E “Pai” não é só um epíteto carinhoso, mas uma verdadeira associação de Hugo Chávez a Deus. Este grau de fanatismo é explicitado até mesmo numa “prece”: a “oração do delegado”, apresentada formalmente ao público durante a “I Oficina para o Desenho do Sistema de Formação do PSUV”, o Partido Socialista Unido da Venezuela, em seu III Congresso, realizado em 2014, um ano após a morte de Chávez. A “oração”, lida pela delegada do partido Maria Uribe, “reza”:

Chávez nosso que estás no céu, na terra, no mar e em nós, os e as delegadas, santificado seja o teu nome, venha a nós o teu legado para levá-lo aos povos daqui e de lá.

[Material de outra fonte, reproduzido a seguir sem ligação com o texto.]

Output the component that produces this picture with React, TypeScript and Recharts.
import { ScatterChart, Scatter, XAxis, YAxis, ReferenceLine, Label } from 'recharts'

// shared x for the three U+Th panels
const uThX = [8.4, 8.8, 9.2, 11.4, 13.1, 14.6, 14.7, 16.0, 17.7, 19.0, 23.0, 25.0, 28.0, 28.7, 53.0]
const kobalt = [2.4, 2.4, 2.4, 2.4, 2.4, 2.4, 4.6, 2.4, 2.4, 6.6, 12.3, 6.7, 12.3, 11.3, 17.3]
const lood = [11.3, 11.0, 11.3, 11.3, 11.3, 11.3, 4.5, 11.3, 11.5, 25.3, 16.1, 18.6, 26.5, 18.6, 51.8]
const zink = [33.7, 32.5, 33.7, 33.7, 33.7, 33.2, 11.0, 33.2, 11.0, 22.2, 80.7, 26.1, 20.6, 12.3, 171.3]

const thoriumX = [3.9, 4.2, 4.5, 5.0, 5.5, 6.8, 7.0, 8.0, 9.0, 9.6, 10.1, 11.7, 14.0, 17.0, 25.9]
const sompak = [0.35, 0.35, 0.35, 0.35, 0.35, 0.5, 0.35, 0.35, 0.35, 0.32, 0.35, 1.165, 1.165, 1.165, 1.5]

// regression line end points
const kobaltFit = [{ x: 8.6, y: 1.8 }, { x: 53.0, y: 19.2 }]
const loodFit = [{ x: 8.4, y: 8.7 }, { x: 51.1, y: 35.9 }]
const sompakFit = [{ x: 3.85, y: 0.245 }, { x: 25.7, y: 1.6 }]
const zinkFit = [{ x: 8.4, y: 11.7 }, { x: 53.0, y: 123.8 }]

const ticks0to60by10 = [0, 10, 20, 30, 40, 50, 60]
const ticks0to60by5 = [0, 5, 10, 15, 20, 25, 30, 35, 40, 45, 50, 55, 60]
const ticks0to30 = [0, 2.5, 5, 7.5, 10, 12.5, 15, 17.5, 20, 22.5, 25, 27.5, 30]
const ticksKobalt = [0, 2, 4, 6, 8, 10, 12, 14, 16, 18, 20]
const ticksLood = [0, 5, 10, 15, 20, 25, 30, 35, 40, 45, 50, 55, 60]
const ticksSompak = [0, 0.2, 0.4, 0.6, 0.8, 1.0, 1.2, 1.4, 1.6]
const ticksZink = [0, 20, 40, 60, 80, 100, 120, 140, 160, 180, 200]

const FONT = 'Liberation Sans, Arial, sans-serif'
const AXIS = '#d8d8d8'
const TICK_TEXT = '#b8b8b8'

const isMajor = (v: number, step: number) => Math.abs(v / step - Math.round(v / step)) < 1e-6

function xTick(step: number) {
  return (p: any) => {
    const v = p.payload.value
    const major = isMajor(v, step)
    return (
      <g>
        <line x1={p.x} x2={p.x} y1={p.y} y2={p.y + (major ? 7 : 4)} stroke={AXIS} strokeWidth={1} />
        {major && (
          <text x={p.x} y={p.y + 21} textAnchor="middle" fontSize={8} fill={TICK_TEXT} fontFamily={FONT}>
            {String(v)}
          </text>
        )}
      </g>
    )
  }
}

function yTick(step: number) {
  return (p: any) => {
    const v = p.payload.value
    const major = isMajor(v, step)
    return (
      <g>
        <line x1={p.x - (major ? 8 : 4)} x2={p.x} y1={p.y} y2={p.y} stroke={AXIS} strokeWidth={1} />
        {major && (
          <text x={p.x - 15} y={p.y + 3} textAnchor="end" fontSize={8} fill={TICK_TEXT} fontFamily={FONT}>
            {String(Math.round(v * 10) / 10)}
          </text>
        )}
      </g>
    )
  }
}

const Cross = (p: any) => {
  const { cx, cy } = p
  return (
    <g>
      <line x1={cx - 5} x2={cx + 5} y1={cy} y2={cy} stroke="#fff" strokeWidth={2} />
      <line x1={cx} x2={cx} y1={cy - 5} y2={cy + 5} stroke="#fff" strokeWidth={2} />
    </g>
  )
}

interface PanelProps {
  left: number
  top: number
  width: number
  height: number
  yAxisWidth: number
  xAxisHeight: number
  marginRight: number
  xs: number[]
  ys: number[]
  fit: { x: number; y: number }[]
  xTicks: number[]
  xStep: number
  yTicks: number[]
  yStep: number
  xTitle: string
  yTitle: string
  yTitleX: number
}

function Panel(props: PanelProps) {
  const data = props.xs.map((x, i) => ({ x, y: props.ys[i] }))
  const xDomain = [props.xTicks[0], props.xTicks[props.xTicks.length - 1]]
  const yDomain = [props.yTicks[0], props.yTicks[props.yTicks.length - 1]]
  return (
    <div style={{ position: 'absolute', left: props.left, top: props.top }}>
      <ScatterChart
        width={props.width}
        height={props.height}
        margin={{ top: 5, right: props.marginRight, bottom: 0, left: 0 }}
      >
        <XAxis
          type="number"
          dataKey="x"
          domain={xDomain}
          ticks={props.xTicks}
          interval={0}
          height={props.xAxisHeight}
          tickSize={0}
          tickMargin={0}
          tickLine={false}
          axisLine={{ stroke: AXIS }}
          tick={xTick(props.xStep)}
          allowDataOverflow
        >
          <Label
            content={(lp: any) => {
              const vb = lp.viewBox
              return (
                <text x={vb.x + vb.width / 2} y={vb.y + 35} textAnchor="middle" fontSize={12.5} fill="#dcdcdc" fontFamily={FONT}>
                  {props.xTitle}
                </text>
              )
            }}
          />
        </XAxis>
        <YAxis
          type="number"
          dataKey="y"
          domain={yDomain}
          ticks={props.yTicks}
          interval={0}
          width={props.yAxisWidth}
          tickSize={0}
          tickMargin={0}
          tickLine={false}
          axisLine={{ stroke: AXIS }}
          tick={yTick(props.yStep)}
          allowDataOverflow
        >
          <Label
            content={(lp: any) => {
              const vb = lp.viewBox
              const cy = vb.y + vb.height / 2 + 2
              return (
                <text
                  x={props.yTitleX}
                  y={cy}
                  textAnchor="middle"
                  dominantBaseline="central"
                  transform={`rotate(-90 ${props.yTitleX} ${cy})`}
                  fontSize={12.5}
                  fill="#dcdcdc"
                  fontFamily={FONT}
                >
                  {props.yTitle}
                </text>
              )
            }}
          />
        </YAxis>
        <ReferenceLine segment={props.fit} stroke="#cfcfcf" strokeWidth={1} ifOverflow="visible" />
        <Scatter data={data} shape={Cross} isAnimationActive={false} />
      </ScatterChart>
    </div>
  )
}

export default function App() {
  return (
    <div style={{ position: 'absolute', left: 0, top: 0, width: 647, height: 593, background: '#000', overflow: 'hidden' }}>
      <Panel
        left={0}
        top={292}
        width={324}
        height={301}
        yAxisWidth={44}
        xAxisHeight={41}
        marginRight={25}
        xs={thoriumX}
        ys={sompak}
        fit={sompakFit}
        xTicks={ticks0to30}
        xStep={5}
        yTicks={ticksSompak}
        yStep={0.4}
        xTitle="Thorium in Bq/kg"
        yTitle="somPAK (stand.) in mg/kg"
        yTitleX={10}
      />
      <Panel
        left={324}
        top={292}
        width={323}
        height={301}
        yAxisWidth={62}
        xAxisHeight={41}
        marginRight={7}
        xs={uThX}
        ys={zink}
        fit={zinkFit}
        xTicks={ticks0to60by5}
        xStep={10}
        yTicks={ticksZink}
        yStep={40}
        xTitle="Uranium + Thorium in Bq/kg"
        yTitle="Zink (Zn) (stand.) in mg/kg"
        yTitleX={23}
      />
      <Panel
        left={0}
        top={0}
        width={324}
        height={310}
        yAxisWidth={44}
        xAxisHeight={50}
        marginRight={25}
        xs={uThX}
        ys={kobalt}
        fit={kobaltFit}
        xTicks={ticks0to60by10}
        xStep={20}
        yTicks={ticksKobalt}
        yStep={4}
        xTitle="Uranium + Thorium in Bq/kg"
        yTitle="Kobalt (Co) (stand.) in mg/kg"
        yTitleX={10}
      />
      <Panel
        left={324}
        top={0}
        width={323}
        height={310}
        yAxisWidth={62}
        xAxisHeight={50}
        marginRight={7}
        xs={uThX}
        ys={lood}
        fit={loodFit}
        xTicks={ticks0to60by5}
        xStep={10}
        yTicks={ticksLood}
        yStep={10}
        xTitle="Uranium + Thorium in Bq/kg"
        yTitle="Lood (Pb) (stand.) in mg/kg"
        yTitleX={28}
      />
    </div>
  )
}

Dá-nos hoje a tua luz para nos guiar a cada dia, não nos deixes cair na tentação do capitalismo, mas livra-nos da maldade da oligarquia, do delito do contrabando, porque de todos e todas nós é a pátria, a paz e a vida, pelos séculos dos séculos. Amém. Viva Chávez“.

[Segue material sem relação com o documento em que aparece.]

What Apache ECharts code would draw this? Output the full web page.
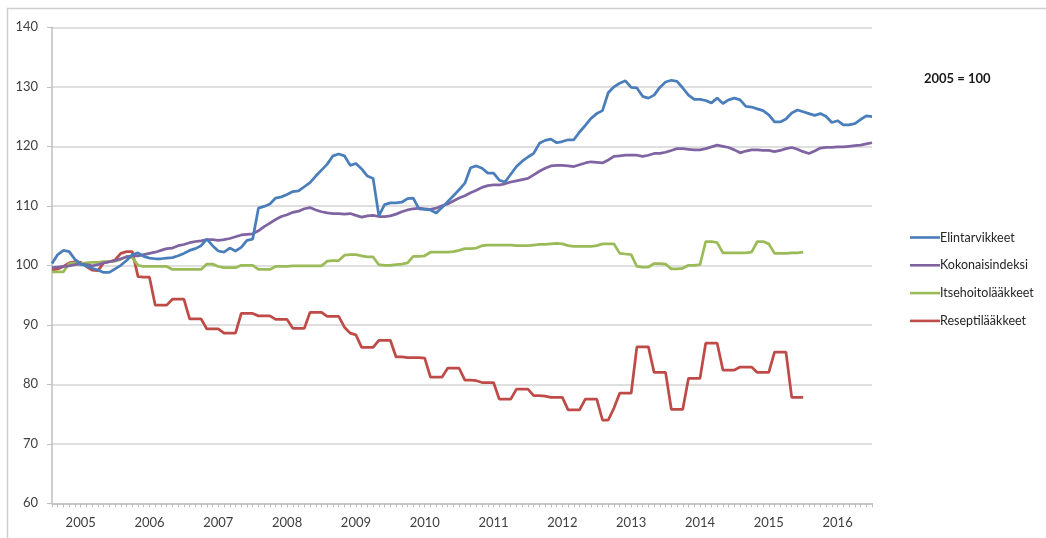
<!DOCTYPE html>
<html>
<head>
<meta charset="utf-8">
<script src="https://cdn.jsdelivr.net/npm/echarts@6/dist/echarts.min.js"></script>
<style>
  html, body { margin: 0; padding: 0; background: #fff; }
  #chart { width: 1046px; height: 538px; }
</style>
</head>
<body>
<div id="chart"></div>
<script>
// vuodet (x-akselin otsikot), kuukausittainen data 2005/01 - 2016/12
var years = ['2005', '2006', '2007', '2008', '2009', '2010', '2011', '2012', '2013', '2014', '2015', '2016'];
var yTicks = [60, 70, 80, 90, 100, 110, 120, 130, 140];
var seriesNames = ['Elintarvikkeet', 'Kokonaisindeksi', 'Itsehoitolääkkeet', 'Reseptilääkkeet'];

var elintarvikkeet = [
  100.3, 101.8, 102.5, 102.3, 101.0, 100.2, 99.9, 99.5, 99.2, 98.8, 98.8, 99.4,
  100.0, 100.8, 101.8, 102.1, 101.5, 101.2, 101.1, 101.1, 101.2, 101.3, 101.6, 102.0,
  102.5, 102.8, 103.3, 104.4, 103.3, 102.4, 102.2, 102.9, 102.4, 103.0, 104.2, 104.4,
  109.6, 109.9, 110.3, 111.3, 111.5, 111.9, 112.4, 112.5, 113.2, 113.9, 115.0, 116.0,
  117.0, 118.4, 118.7, 118.4, 116.8, 117.1, 116.2, 115.0, 114.6, 108.3, 110.2, 110.5,
  110.5, 110.6, 111.2, 111.3, 109.5, 109.4, 109.3, 108.8, 109.7, 110.7, 111.7, 112.7,
  113.8, 116.4, 116.7, 116.3, 115.5, 115.5, 114.3, 114.0, 115.3, 116.6, 117.5, 118.2,
  118.8, 120.5, 121.0, 121.2, 120.6, 120.8, 121.1, 121.1, 122.4, 123.5, 124.7, 125.5,
  126.0, 129.0, 130.0, 130.6, 131.0, 129.9, 129.8, 128.4, 128.1, 128.6, 129.9, 130.8,
  131.1, 130.9, 129.8, 128.6, 127.9, 127.9, 127.7, 127.3, 128.1, 127.2, 127.8, 128.1,
  127.8, 126.7, 126.6, 126.3, 126.0, 125.3, 124.1, 124.1, 124.6, 125.6, 126.1, 125.8,
  125.5, 125.2, 125.5, 125.0, 124.0, 124.3, 123.6, 123.6, 123.8, 124.5, 125.1, 125.0
];

var kokonaisindeksi = [
  99.6, 99.7, 99.8, 99.9, 100.1, 100.2, 100.1, 99.9, 100.1, 100.4, 100.6, 100.8,
  101.1, 101.4, 101.6, 101.6, 101.8, 102.0, 102.2, 102.5, 102.8, 102.9, 103.3, 103.5,
  103.8, 104.0, 104.1, 104.3, 104.3, 104.2, 104.3, 104.5, 104.8, 105.1, 105.2, 105.3,
  105.8, 106.5, 107.1, 107.7, 108.2, 108.5, 108.9, 109.1, 109.5, 109.7, 109.3, 109.0,
  108.8, 108.7, 108.7, 108.6, 108.7, 108.4, 108.1, 108.3, 108.4, 108.2, 108.2, 108.3,
  108.6, 109.0, 109.3, 109.5, 109.6, 109.5, 109.4, 109.6, 110.0, 110.3, 110.8, 111.3,
  111.7, 112.2, 112.6, 113.1, 113.4, 113.5, 113.5, 113.7, 114.0, 114.2, 114.4, 114.6,
  115.2, 115.8, 116.3, 116.7, 116.8, 116.8, 116.7, 116.6, 116.9, 117.2, 117.4, 117.3,
  117.2, 117.7, 118.3, 118.4, 118.5, 118.5, 118.5, 118.3, 118.5, 118.8, 118.8, 119.0,
  119.3, 119.6, 119.6, 119.5, 119.4, 119.4, 119.6, 119.9, 120.2, 120.0, 119.8, 119.4,
  118.9, 119.2, 119.4, 119.4, 119.3, 119.3, 119.1, 119.3, 119.6, 119.8, 119.5, 119.1,
  118.8, 119.2, 119.7, 119.8, 119.8, 119.9, 119.9, 120.0, 120.1, 120.2, 120.4, 120.6
];

var itsehoitolaakkeet = [
  98.9, 98.9, 98.9, 100.3, 100.4, 100.3, 100.4, 100.5, 100.5, 100.6, 100.6, 100.7,
  101.0, 101.5, 101.3, 100.0, 99.8, 99.8, 99.8, 99.8, 99.8, 99.3, 99.3, 99.3,
  99.3, 99.3, 99.3, 100.2, 100.2, 99.8, 99.6, 99.6, 99.6, 100.0, 100.0, 100.0,
  99.3, 99.3, 99.3, 99.8, 99.8, 99.8, 99.9, 99.9, 99.9, 99.9, 99.9, 99.9,
  100.7, 100.8, 100.8, 101.7, 101.8, 101.8, 101.6, 101.4, 101.4, 100.1, 100.0, 100.0,
  100.1, 100.2, 100.4, 101.5, 101.5, 101.6, 102.2, 102.2, 102.2, 102.2, 102.3, 102.5,
  102.8, 102.8, 102.9, 103.3, 103.4, 103.4, 103.4, 103.4, 103.4, 103.3, 103.3, 103.3,
  103.4, 103.5, 103.5, 103.6, 103.7, 103.6, 103.3, 103.2, 103.2, 103.2, 103.2, 103.3,
  103.6, 103.6, 103.6, 102.0, 101.9, 101.8, 99.8, 99.7, 99.7, 100.3, 100.3, 100.2,
  99.4, 99.4, 99.5, 100.0, 100.0, 100.1, 104.0, 104.0, 103.8, 102.1, 102.1, 102.1,
  102.1, 102.1, 102.2, 104.0, 104.0, 103.6, 102.0, 102.0, 102.0, 102.1, 102.1, 102.2
];

var reseptilaakkeet = [
  99.2, 99.4, 99.8, 100.4, 100.6, 100.5, 99.8, 99.2, 99.1, 100.4, 100.6, 100.9,
  102.0, 102.3, 102.3, 98.1, 98.0, 98.0, 93.3, 93.3, 93.3, 94.3, 94.3, 94.3,
  91.0, 91.0, 91.0, 89.3, 89.3, 89.3, 88.6, 88.6, 88.6, 91.9, 91.9, 91.9,
  91.5, 91.5, 91.5, 90.9, 90.9, 90.9, 89.4, 89.4, 89.4, 92.1, 92.1, 92.1,
  91.4, 91.4, 91.4, 89.6, 88.6, 88.3, 86.2, 86.2, 86.2, 87.4, 87.4, 87.4,
  84.6, 84.6, 84.5, 84.5, 84.5, 84.4, 81.2, 81.2, 81.2, 82.7, 82.7, 82.7,
  80.7, 80.7, 80.6, 80.3, 80.3, 80.3, 77.5, 77.5, 77.5, 79.2, 79.2, 79.2,
  78.1, 78.1, 78.0, 77.8, 77.8, 77.8, 75.7, 75.7, 75.7, 77.5, 77.5, 77.5,
  74.0, 74.0, 76.0, 78.5, 78.5, 78.5, 86.3, 86.3, 86.3, 82.0, 82.0, 82.0,
  75.8, 75.8, 75.8, 81.0, 81.0, 81.0, 86.9, 86.9, 86.9, 82.4, 82.4, 82.4,
  82.9, 82.9, 82.9, 82.0, 82.0, 82.0, 85.4, 85.4, 85.4, 77.8, 77.8, 77.8
];

var colors = ['#4a7ebb', '#8064a2', '#9bbb59', '#be4b48'];

// kuukausikategoriat
var months = [];
years.forEach(function (y) {
  for (var m = 1; m <= 12; m++) months.push(y + '-' + (m < 10 ? '0' + m : m));
});

var font = 'Lato, "Open Sans", sans-serif';

var chart = echarts.init(document.getElementById('chart'));

var option = {
  animation: false,
  color: colors,
  textStyle: { fontFamily: font },
  title: {
    text: '2005 = 100',
    left: 919,
    top: 67,
    textStyle: { fontFamily: font, fontSize: 13, fontWeight: 'bold', color: '#1a1a1a' }
  },
  legend: {
    orient: 'vertical',
    left: 905,
    top: 226,
    itemWidth: 30,
    itemHeight: 14,
    itemGap: 14.8,
    // pelkka viiva legendassa
    icon: 'path://M0,0 L30,0 L30,2.6 L0,2.6 Z',
    data: seriesNames,
    textStyle: { fontFamily: font, fontSize: 12.5, color: '#262626', padding: [0, 0, 0, -5] }
  },
  graphic: [{
    type: 'rect',
    shape: { x: 7.5, y: 8.5, width: 1200, height: 700 },
    style: { fill: null, stroke: '#cfcfcf', lineWidth: 1.5 },
    silent: true
  }],
  grid: { left: 52, top: 27.3, right: 174, bottom: 34.7 },
  xAxis: {
    type: 'category',
    data: months,
    boundaryGap: false,
    axisLine: { lineStyle: { color: '#bfbfbf', width: 1.5 } },
    axisTick: {
      interval: 0,
      length: 4,
      lineStyle: { color: '#bfbfbf' }
    },
    axisLabel: {
      interval: function (i) { return i % 12 === 5; },
      formatter: function (v) { return v.slice(0, 4); },
      margin: 13,
      fontFamily: font,
      fontSize: 13,
      color: '#404040'
    },
    splitLine: { show: false }
  },
  yAxis: {
    type: 'value',
    min: yTicks[0],
    max: yTicks[yTicks.length - 1],
    interval: 10,
    axisLine: { show: true, lineStyle: { color: '#bfbfbf', width: 1.5 } },
    axisTick: { show: true, length: 5, lineStyle: { color: '#bfbfbf' } },
    axisLabel: { margin: 14, fontFamily: font, fontSize: 13, color: '#404040' },
    splitLine: { lineStyle: { color: '#d4d4d4', width: 1.5 } }
  },
  series: [
    { name: seriesNames[0], data: elintarvikkeet },
    { name: seriesNames[1], data: kokonaisindeksi },
    { name: seriesNames[2], data: itsehoitolaakkeet },
    { name: seriesNames[3], data: reseptilaakkeet }
  ].map(function (s, k) {
    return {
      name: s.name,
      type: 'line',
      data: s.data,
      symbol: 'none',
      z: 10 - k,
      lineStyle: { width: 2.75, color: colors[k] },
      itemStyle: { color: colors[k] }
    };
  })
};

chart.setOption(option);
</script>
</body>
</html>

Duvida? Tem vídeo e tudo. Veja abaixo.

O congresso teve participação de cantores e poetas que dedicaram obras a Hugo Chávez e à sua “revolução bolivariana”. Em seu discurso na ocasião, Nicolás Maduro destacou que a revolução “exige cada vez mais formação de valores”:

Quando nos perguntamos que valores devemos formar, e quando nos perguntamos onde devemos formar esses valores, só tem uma resposta: devemos nos formar nos valores de Chávez no combate diário na rua, criando, construindo revolução, fazendo revolução”.

De fato, o culto à personalidade, em grande parte dos casos, ultrapassa o âmbito privado. Ele pretende “converter” a todos à força, chamando a sua própria imposição de “revolução de valores”.